L’appropriation de l’enfant par la mère est ici facilitée par la fragilité  de la famille où la fonction paternelle est déniée. Dans ce contexte d’une relation perverse symbiotique, le père risque de « se faire complice de la manipulation » perverse,  mis en difficulté pour parler « la langue de la distinction face à l’abîme de l’indifférencié »? S’il  peut tenter de mettre un terme à la toute-puissance maternelle, en rétablissant le couple parental et en incitant mère et enfant à se distinguer, il n’est cependant pas ce sauveur, ce héros qui va pouvoir obliger la mère à se délier de son enfant, surtout lorsque « l’enfant prend à sa charge une haine qui n’est pas la sienne ». Si le travail de coupure dans le corps-à-corps est effet de parole, effet de ce qu’on appelle la fonction paternelle, il ne peut pas s’inscrire hors de l’assentiment maternel inconscient.

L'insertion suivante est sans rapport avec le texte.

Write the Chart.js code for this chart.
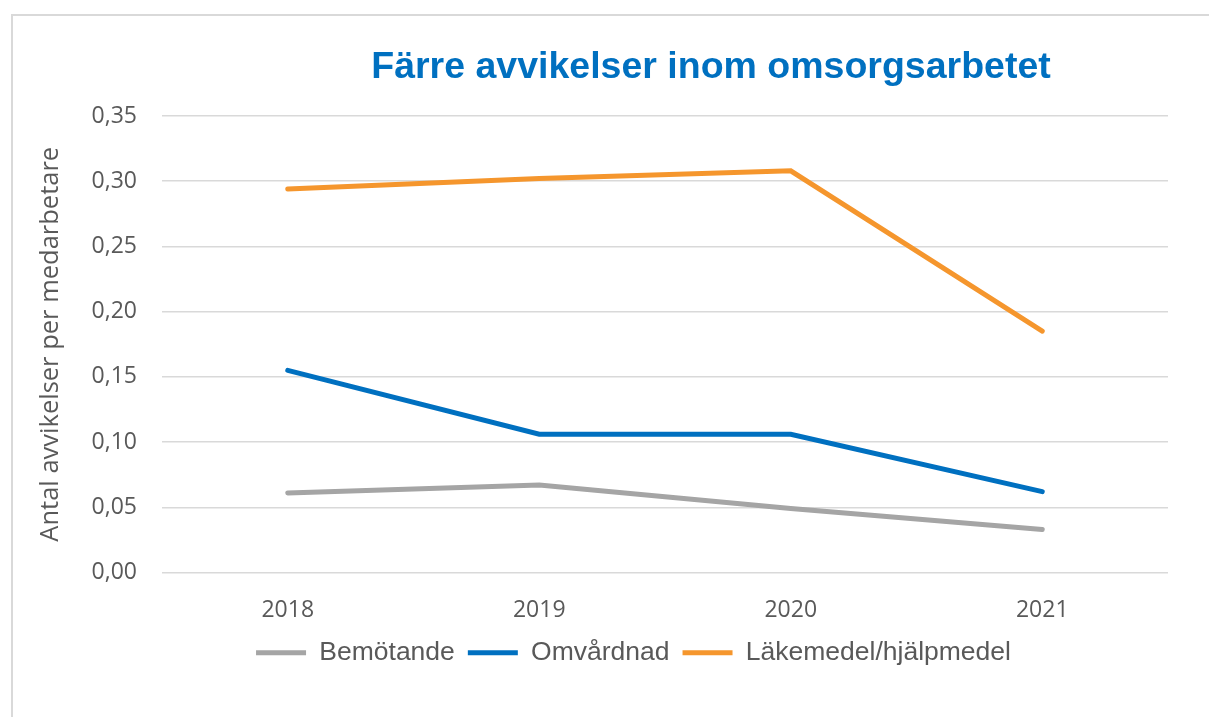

Tout au long de cet ouvrage, on entend comment le travail de deuil est au vif de cette réflexion qui ose s’attaquer au sacro-saint amour maternel. Ces mères parfaites ne peuvent vivre que dans la complétude de l’enfant, elles ne peuvent vivre avec la perte, et ne peuvent introduire l’enfant au désir, à la pensée, à la création. Ces mères qui se vivent comme parfaites sont les plus dangereuses pour l’enfant qui ne peut prendre place que dans l’ombre de la mère, fermée sur le monde. Une endogamie dont on voit les conséquences sur le plan politique et social : « le lien entre la jouissance de la mère et l’actuel malaise de la civilisation est clair le social -comme le plus-maternel- privilégie des jouissances hypnotiques et toxiques qui maintiennent les sujets dans l’impuissance et la dépendance, comme des nouveaux-nés appendus au sein capitaliste ». L’ouvrage se termine sur l’idée que « la véritable filiation, c’est d’avoir reçu de ses parents la possibilité de les quitter pour toujours »

Une belle préface de Michel Plon  introduit le propos de Laura Pigozzi.

Cet ouvrage est écrit dans un langage limpide et sans langue de bois. Ouvrage de psychanalyse, il s’adresse pourtant à tout public, sans jamais toutefois céder à la tentation de la superficialité.